# Your instructions:
Go through the data and copy every line exactly, but not the images.

# Data:
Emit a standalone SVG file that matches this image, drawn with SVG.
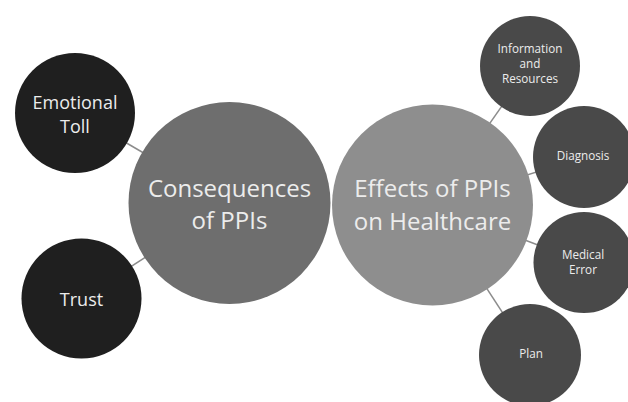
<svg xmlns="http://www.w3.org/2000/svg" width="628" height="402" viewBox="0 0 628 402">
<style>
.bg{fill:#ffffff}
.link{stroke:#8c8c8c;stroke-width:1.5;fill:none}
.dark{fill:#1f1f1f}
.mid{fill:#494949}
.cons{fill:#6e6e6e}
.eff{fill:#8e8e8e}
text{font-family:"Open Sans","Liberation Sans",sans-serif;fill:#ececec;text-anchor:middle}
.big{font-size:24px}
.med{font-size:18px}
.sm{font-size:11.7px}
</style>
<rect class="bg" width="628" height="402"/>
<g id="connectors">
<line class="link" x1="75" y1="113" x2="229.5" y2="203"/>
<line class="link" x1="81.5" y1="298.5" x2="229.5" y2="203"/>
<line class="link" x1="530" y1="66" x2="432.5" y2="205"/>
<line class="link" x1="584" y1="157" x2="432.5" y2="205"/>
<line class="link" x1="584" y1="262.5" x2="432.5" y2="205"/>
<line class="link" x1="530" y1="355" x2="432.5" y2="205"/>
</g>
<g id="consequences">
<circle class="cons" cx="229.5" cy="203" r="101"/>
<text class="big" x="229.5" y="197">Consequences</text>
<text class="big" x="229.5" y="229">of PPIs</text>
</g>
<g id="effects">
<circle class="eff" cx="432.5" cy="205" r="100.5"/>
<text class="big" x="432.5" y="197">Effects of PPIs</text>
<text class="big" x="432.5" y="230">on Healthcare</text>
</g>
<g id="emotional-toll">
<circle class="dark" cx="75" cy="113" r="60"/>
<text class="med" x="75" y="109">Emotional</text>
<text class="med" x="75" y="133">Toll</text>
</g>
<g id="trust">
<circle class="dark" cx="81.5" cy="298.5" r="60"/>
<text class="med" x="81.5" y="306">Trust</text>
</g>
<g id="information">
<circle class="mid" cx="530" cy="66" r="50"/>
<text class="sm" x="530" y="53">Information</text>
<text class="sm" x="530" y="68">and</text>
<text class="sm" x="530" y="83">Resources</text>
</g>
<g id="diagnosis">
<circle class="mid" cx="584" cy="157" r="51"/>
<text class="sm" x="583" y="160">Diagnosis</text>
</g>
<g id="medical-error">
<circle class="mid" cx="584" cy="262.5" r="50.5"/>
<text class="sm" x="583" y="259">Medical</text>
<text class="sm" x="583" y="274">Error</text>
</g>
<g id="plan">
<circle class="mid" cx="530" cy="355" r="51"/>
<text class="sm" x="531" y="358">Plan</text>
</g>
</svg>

# Solution to this task:
Emit a standalone SVG file that matches this image, drawn with SVG.
<svg xmlns="http://www.w3.org/2000/svg" width="628" height="402" viewBox="0 0 628 402">
<style>
.bg{fill:#ffffff}
.link{stroke:#8c8c8c;stroke-width:1.5;fill:none}
.dark{fill:#1f1f1f}
.mid{fill:#494949}
.cons{fill:#6e6e6e}
.eff{fill:#8e8e8e}
text{font-family:"Open Sans","Liberation Sans",sans-serif;fill:#ececec;text-anchor:middle}
.big{font-size:24px}
.med{font-size:18px}
.sm{font-size:11.7px}
</style>
<rect class="bg" width="628" height="402"/>
<g id="connectors">
<line class="link" x1="75" y1="113" x2="229.5" y2="203"/>
<line class="link" x1="81.5" y1="298.5" x2="229.5" y2="203"/>
<line class="link" x1="530" y1="66" x2="432.5" y2="205"/>
<line class="link" x1="584" y1="157" x2="432.5" y2="205"/>
<line class="link" x1="584" y1="262.5" x2="432.5" y2="205"/>
<line class="link" x1="530" y1="355" x2="432.5" y2="205"/>
</g>
<g id="consequences">
<circle class="cons" cx="229.5" cy="203" r="101"/>
<text class="big" x="229.5" y="197">Consequences</text>
<text class="big" x="229.5" y="229">of PPIs</text>
</g>
<g id="effects">
<circle class="eff" cx="432.5" cy="205" r="100.5"/>
<text class="big" x="432.5" y="197">Effects of PPIs</text>
<text class="big" x="432.5" y="230">on Healthcare</text>
</g>
<g id="emotional-toll">
<circle class="dark" cx="75" cy="113" r="60"/>
<text class="med" x="75" y="109">Emotional</text>
<text class="med" x="75" y="133">Toll</text>
</g>
<g id="trust">
<circle class="dark" cx="81.5" cy="298.5" r="60"/>
<text class="med" x="81.5" y="306">Trust</text>
</g>
<g id="information">
<circle class="mid" cx="530" cy="66" r="50"/>
<text class="sm" x="530" y="53">Information</text>
<text class="sm" x="530" y="68">and</text>
<text class="sm" x="530" y="83">Resources</text>
</g>
<g id="diagnosis">
<circle class="mid" cx="584" cy="157" r="51"/>
<text class="sm" x="583" y="160">Diagnosis</text>
</g>
<g id="medical-error">
<circle class="mid" cx="584" cy="262.5" r="50.5"/>
<text class="sm" x="583" y="259">Medical</text>
<text class="sm" x="583" y="274">Error</text>
</g>
<g id="plan">
<circle class="mid" cx="530" cy="355" r="51"/>
<text class="sm" x="531" y="358">Plan</text>
</g>
</svg>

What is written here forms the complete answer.